Mondal moved back to her Garcha home after the Banerjees sold off their house at 31 Mahanirban Road in 2011 and moved to an eighth-floor apartment at Saptaparni.

But the ties remain and Mondal was among those invited to the first birthday celebrations of the Nobel-winning couple’s son at their Ballygunge home. “It was a close family affair. But they wanted me to be there with my family,” Mondal said .

“Durga was with me for years. She came to live with me when I had my second son and stayed on. She stayed with us till I came here (Saptaparni),” Abhijit Banerjee’s mother, Nirmala Banerjee, said.

Mondal said the family had not forgotten her or her children. “They are in touch with us and when I heard from my son that he has got an award I was very happy… usually I visit Boudi once every month,” she said.

Mondal’s son Ajoy also grew up in the Banerjee household. “After my daughters got married, my son started living with me in their house,” she said. It was Ajoy, who now delivers newspapers, who gave his mother the news of Banerjee’s Nobel win.

“My father was very happy to share the news with us. He was not home but he called on my phone and said ‘oi barir Dada’ is on television because he has won an award. We switched on the TV and my grandmother was happy to see him,” said Mondal’s granddaughter Ankita, a first-year student of accountancy at Sivanath Sastri College.

Ankita met Banerjee when she went to Saptaparni with her grandmother for his son’s birthday. “I was in school and he asked me in which class I was. To think I spoke to a Nobel laureate gives me goosebumps,” she said.

Ankita said Nirmala Banerjee had also helped the family financially, especially when her grandmother fell ill.
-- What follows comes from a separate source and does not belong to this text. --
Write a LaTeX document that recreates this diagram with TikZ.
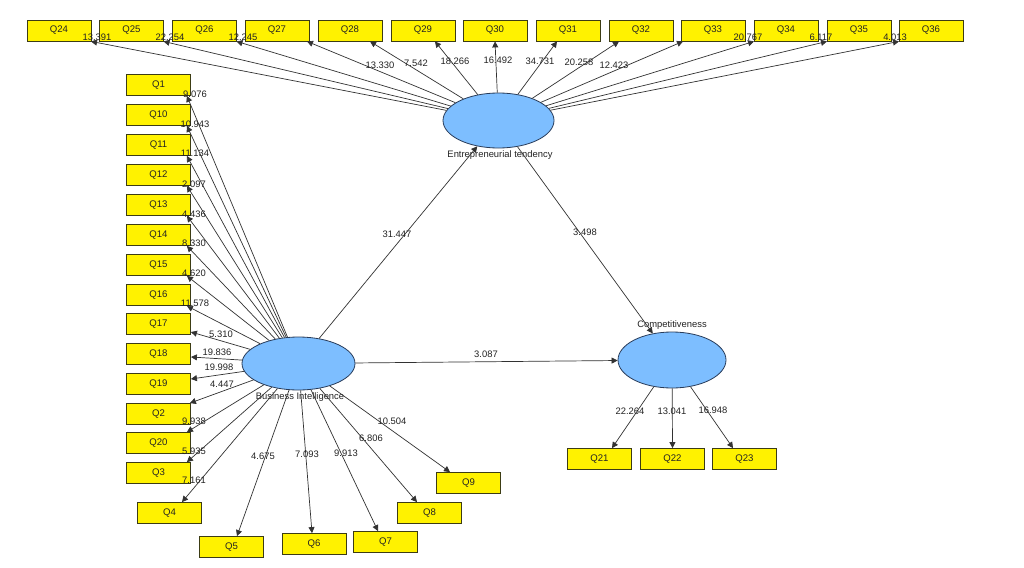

The Banerjees’ Mahanirban Road home also housed the office of a women’s organisation. “We worked to help check the dropout rate among girls of the nearby slums. We appointed a teacher and called the girls over for revision after school. It was very effective and all our children passed,” she said.

As a boy, Abhijit Banerjee would also play cricket with the children of the slums on the road in front of their house. “It was a kachha road then and he would play cricket. There were times when we also joined him. We have lots of memories of that house,” friend Bappa Sen said.

Greetings

Chief minister Mamata Banerjee called Nirmala Banerjee and expressed her wish to pay a visit. “The chief minister had called and said that she will visit in a couple of days. The governor (Jagdeep Dhankhar) also called and said he would come when Abhijit is here,” Nirmala Banerjee said.

“I spoke to Abhijit last night. We are not a very demonstrative family. I said I am very happy, they said they are very happy. That’s it. It wasn’t a long kind of conversation,” the 83-year-old mother said.